Sometimes the best photographs come from the plans you never made. I was on a Grab bike headed into Hoi An Old Town this week, itinerary set, locations scouted, intentions firmly in place when something out the corner of my eye made me say stop whilst on my Grab bike. Cho Tan A Market. I'd never heard of it. Hadn't planned for it. But even at 30km/h, the colour and movement bleeding out of the market's entrance was enough to make every pre-planned shot feel suddenly irrelevant. I asked the driver to pull over, said a quick thank you, and stepped off the bike into one of the most authentic scenes I've encountered anywhere in Vietnam.

Local markets in Vietnam operate on their own internal logic a rhythm of restocking, haggling, preparation and pause that runs independently of tourist schedules. Cho Tan An is no exception. By the time I arrived in the morning, it was already deep into its own world. Vendors arranged pyramids of dragon fruit and fresh local produce. Women crouched over portable gas burners, steam rising into the overhead lights. The sound of choppers on wooden boards, the smell of fish sauce and morning broth, the narrow aisles packed just enough to demand you slow down. None of this was waiting for me. It was just happening which is exactly what you need as a street photographer.

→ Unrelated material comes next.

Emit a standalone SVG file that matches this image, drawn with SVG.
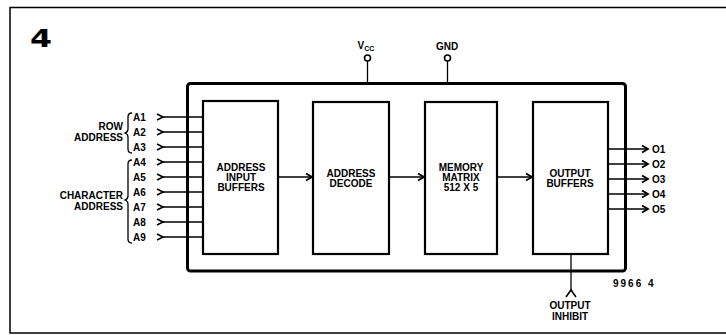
<svg xmlns="http://www.w3.org/2000/svg" width="726" height="335" viewBox="0 0 726 335">
<style>
text{font-family:"Liberation Sans",Arial,sans-serif;font-weight:bold;font-size:10px;fill:#000}
.c{text-anchor:middle}
.e{text-anchor:end}
.big{font-size:24px;font-family:"DejaVu Sans",sans-serif;font-weight:bold}
.blk{fill:#fff;stroke:#000;stroke-width:2.2}
.w{fill:none;stroke:#000;stroke-width:1.3}
.ch{fill:none;stroke:#000;stroke-width:1.6}
</style>
<defs>
<marker id="arr" markerWidth="10" markerHeight="10" refX="7" refY="4" orient="auto" markerUnits="userSpaceOnUse">
<path d="M1,0.5 L7,4 L1,7.5" fill="none" stroke="#000" stroke-width="1.8"/>
</marker>
</defs>
<rect width="726" height="335" fill="#fff"/>
<rect x="10" y="7.5" width="730" height="325.5" fill="none" stroke="#000" stroke-width="1.5"/>
<text class="big" x="30" y="47" textLength="22" lengthAdjust="spacingAndGlyphs">4</text>

<g id="chip">
<rect x="187.5" y="83.5" width="438" height="187.5" rx="3" fill="none" stroke="#000" stroke-width="3"/>
</g>

<g id="connectors">
<path class="w" d="M163,117H203M163,132H203M163,147H203M163,162H203M163,177H203M163,192H203M163,207H203M163,222H203M163,237H203"/>
<path class="ch" d="M157,114L163,117L157,120M157,129L163,132L157,135M157,144L163,147L157,150M157,159L163,162L157,165M157,174L163,177L157,180M157,189L163,192L157,195M157,204L163,207L157,210M157,219L163,222L157,225M157,234L163,237L157,240"/>
<path class="w" d="M132,113Q128,113 128,117V129Q128,132 125,133Q128,134 128,137V149Q128,153 132,153"/>
<path class="w" d="M132,160Q128,160 128,164V196Q128,199 125,200Q128,201 128,204V239Q128,243 132,243"/>
<line class="w" x1="278" y1="177" x2="312" y2="177" marker-end="url(#arr)"/>
<line class="w" x1="389" y1="177" x2="424" y2="177" marker-end="url(#arr)"/>
<line class="w" x1="497" y1="177" x2="532" y2="177" marker-end="url(#arr)"/>
<line class="w" x1="608" y1="149" x2="648" y2="149" marker-end="url(#arr)"/>
<line class="w" x1="608" y1="164" x2="648" y2="164" marker-end="url(#arr)"/>
<line class="w" x1="608" y1="179" x2="648" y2="179" marker-end="url(#arr)"/>
<line class="w" x1="608" y1="194" x2="648" y2="194" marker-end="url(#arr)"/>
<line class="w" x1="608" y1="209" x2="648" y2="209" marker-end="url(#arr)"/>
<line class="w" x1="367.5" y1="61" x2="367.5" y2="83"/>
<circle cx="367.5" cy="58" r="3" fill="#fff" stroke="#000" stroke-width="1.6"/>
<line class="w" x1="447.5" y1="61" x2="447.5" y2="83"/>
<circle cx="447.5" cy="58" r="3" fill="#fff" stroke="#000" stroke-width="1.6"/>
<line class="w" x1="571" y1="254" x2="571" y2="290"/>
<path class="ch" d="M566,297L571,290L576,297"/>
</g>

<g id="block1">
<rect class="blk" x="203" y="101" width="75" height="153"/>
<text class="c" x="241" y="171">ADDRESS</text>
<text class="c" x="241" y="181">INPUT</text>
<text class="c" x="241" y="191">BUFFERS</text>
</g>
<g id="block2">
<rect class="blk" x="313" y="102" width="76" height="152"/>
<text class="c" x="351" y="177">ADDRESS</text>
<text class="c" x="351" y="187">DECODE</text>
</g>
<g id="block3">
<rect class="blk" x="425" y="102" width="72" height="152"/>
<text class="c" x="461" y="171">MEMORY</text>
<text class="c" x="461" y="181">MATRIX</text>
<text class="c" x="461" y="191">512 X 5</text>
</g>
<g id="block4">
<rect class="blk" x="533" y="102" width="75" height="152"/>
<text class="c" x="570" y="177">OUTPUT</text>
<text class="c" x="570" y="187">BUFFERS</text>
</g>

<g id="labels">
<text x="366" y="49" class="c">V<tspan font-size="7" dy="1.5">CC</tspan></text>
<text x="447" y="50" class="c">GND</text>
<text class="e" x="123" y="130">ROW</text>
<text class="e" x="123" y="141">ADDRESS</text>
<text class="e" x="123" y="199">CHARACTER</text>
<text class="e" x="123" y="210">ADDRESS</text>
<text x="133" y="121">A1</text>
<text x="133" y="136">A2</text>
<text x="133" y="151">A3</text>
<text x="133" y="166">A4</text>
<text x="133" y="181">A5</text>
<text x="133" y="196">A6</text>
<text x="133" y="211">A7</text>
<text x="133" y="226">A8</text>
<text x="133" y="241">A9</text>
<text x="652" y="153">O1</text>
<text x="652" y="168">O2</text>
<text x="652" y="183">O3</text>
<text x="652" y="198">O4</text>
<text x="652" y="213">O5</text>
<text class="c" x="570" y="309">OUTPUT</text>
<text class="c" x="570" y="320">INHIBIT</text>
<text x="613" y="287" letter-spacing="2">9966 4</text>
</g>
</svg>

As always I had the X100VI and nothing else no zoom, no bag of lenses, no backup body. That constraint turned out to be everything. The fixed 35mm equivalent focal length forces a certain intimacy. You have to get close enough to mean it. In tight market aisles, that proximity builds quickly; vendors notice you, assess you, and if you're patient and respectful largely ignore you. That's the window. The X100VI's small form factor is genuinely disarming in these environments. It doesn't look like a professional camera to most people. It doesn't perform like one either in the conspicuous sense no mirror slap, no aggressive beep, no intimidating lens hood. You become part of the scene rather than an intrusion into it.

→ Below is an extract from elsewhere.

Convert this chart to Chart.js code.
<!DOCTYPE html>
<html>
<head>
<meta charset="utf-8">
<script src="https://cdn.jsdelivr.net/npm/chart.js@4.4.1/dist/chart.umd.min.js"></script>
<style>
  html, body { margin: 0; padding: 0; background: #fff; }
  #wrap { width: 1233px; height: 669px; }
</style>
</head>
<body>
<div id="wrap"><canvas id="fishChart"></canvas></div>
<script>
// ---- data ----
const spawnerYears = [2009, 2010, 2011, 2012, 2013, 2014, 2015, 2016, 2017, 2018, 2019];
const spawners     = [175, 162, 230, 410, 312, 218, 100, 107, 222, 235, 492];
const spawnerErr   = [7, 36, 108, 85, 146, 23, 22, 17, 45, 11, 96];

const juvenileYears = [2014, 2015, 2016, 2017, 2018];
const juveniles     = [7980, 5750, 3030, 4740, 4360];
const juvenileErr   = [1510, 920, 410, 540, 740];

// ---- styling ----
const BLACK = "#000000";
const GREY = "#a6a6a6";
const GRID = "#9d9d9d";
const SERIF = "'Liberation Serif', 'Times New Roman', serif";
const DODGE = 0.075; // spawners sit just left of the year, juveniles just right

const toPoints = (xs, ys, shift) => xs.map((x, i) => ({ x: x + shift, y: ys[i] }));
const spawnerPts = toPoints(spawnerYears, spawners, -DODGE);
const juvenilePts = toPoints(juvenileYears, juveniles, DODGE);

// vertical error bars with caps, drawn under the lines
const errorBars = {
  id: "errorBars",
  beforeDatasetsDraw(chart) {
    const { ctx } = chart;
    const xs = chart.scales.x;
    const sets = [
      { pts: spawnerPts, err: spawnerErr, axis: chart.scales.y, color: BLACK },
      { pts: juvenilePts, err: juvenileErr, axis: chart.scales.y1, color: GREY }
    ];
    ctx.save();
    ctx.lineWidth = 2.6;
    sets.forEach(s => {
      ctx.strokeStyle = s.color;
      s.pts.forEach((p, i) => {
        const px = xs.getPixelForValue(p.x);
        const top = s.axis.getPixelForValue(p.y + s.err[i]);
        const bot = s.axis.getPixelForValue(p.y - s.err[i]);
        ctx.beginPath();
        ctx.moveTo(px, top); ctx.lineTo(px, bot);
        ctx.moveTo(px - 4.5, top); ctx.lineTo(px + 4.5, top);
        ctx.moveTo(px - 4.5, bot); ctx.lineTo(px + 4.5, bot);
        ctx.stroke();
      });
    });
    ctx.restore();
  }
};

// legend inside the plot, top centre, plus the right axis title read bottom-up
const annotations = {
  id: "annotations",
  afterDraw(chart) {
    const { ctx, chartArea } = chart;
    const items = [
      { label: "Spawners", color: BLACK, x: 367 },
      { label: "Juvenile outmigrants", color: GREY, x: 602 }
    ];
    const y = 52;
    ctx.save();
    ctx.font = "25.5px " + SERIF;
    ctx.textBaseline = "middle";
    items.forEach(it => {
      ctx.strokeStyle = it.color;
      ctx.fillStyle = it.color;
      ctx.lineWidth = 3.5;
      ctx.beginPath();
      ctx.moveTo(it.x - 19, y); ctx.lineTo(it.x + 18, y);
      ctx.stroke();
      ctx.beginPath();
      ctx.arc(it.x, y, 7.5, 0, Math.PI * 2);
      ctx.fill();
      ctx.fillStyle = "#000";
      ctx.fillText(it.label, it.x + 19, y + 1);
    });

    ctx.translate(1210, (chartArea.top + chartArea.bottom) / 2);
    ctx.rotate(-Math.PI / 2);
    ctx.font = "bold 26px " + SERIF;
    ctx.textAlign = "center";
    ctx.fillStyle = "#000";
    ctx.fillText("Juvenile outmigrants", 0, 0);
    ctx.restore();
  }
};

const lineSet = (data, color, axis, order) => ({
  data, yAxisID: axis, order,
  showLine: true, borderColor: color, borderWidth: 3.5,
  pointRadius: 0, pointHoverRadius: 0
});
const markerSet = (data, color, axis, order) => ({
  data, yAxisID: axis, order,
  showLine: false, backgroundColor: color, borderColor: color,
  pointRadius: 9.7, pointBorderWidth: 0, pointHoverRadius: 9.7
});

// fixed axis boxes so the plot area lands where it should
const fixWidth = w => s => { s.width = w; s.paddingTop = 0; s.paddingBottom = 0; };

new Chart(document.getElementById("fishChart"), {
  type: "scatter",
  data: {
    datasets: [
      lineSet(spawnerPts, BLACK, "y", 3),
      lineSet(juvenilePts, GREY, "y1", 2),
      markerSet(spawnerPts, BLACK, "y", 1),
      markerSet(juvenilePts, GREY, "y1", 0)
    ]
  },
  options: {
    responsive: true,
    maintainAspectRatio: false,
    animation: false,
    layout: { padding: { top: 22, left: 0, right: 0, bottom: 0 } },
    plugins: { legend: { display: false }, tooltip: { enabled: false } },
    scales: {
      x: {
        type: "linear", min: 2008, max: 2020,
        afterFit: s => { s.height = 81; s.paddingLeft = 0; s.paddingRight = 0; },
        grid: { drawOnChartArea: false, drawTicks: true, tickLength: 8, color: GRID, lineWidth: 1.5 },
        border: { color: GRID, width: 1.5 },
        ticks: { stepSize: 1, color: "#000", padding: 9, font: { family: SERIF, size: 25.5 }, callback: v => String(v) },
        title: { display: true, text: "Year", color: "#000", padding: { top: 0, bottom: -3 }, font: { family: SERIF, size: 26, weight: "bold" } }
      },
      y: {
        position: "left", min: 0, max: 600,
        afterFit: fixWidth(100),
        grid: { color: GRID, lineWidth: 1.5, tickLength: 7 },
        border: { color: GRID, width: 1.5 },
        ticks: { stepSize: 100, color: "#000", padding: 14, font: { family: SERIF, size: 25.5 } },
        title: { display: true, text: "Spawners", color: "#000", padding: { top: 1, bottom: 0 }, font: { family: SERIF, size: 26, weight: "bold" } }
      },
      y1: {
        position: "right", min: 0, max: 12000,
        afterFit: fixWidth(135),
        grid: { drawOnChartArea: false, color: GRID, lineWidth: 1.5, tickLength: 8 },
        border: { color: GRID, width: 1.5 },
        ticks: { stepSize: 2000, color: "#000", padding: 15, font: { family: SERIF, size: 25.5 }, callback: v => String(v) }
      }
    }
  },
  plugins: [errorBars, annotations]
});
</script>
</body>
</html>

Cho Tan An is a covered wet market and outdoor fruit and veg spills out onto the streets and side alleys which means the lighting is immediately interesting and challenging in equal measure. Fluorescent overheads mix with natural light pouring through gaps in the roof and open sides the kind of mixed colour temperature that can look chaotic or cinematic depending on how you handle it. I leaned into the inconsistency rather than fighting it. High contrast, deep shadows on one side of a face, blown-out produce in the background. The imperfection is the point. Textures are everywhere: the glistening skin of whole fish laid out on ice, the dry weave of bamboo baskets, the worn fabric of a vendor's apron. Wherever the eye lands, there's something to look at. The discipline becomes restraint choosing what not to photograph.
I've photographed plenty of planned locations in Vietnam. The famous alleyways of Hoi An Old Town, the lantern-lit streets at dusk, the perfectly composed heritage houses. They're beautiful and worth your time. But there's a particular quality to images made from pure instinct when the camera is in your hand because something pulled you there rather than because you checked it off a list. Cho Tan An wasn't on my list. It didn't exist in my morning. And perhaps because of that, I arrived with no expectations and no pressure just curiosity. The photographs feel different because of it. Less composed, more alive.